Close Window

Lewis : innocens

innocens, innŏcens, entis, adj. (gen. plur. innocentūm, Plaut. Rud. 3, 2, 5; but innocentium, Cic. Verr. 4, 52, § 116), that does no harm. Lit., harmless, inoffensive, innoxious (syn. insons): epistula, Cic. Fam. 5, 18: ruina, Mart. 1, 83, 11: innocentis pocula Lesbii, Hor. C. 1, 17, 21: innocentior cibus, Plin. 23, 7, 67, § 132.

Transf., that harms no one, blameless, guiltless, innocent. In gen.: servus, Plant. Capt. 3, 5, 7: innocens is dicitur, non qui leviter nocet, sed qui nihil nocet, Cic. Tusc. 5, 14, 41: innocens si accusatus sit, absolvi potest, id. Rosc. Am. 20, 56: vir integer, innocens, religiosus, id. Verr. 2, 4, 4, § 7: parricidii, Flor. 4, 1: factorum innocens sum, Tac.

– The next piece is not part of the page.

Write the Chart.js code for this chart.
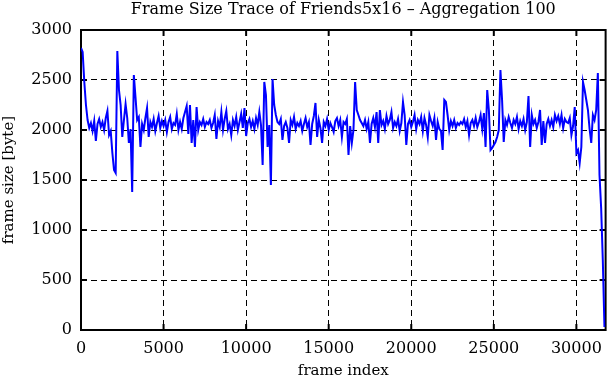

A. 4, 34: innocentissimo patre privatus est, Cic. Verr. 2, 2, 33, § 88: contentiones, carried on without bitterness, Vell. 1, 11, 6: vita innocentissimus, id. 2, 2, 2.—As subst.: innŏcens, entis, m., the guiltless man: cum innocente abstinentiā certabat (Cato), Sall. C. 54, 5; Auct. Her. 2, 3, 5.

In partic., disinterested, upright: praetores, Cic. Verr. 1, 4, 12: vir innocens et industrius, Suet. Vit. 2; Plin. Pan. 28, 3.—Hence, adv.: innŏcenter, harmlessly, blamelessly, innocently: vivere, Quint. 7, 4, 18: opes innocenter paratae, Tac. A. 4, 44.

Comp.: omnia, quae caeduntur, innocentius decrescente luna, quam crescente fiunt, more safely, better, Plin. 18, 32, 75, § 321: agere, Tac. H. 1, 9.

Sup.: vita innocentissime acta, Auct. Decl. ap. Sall. 2.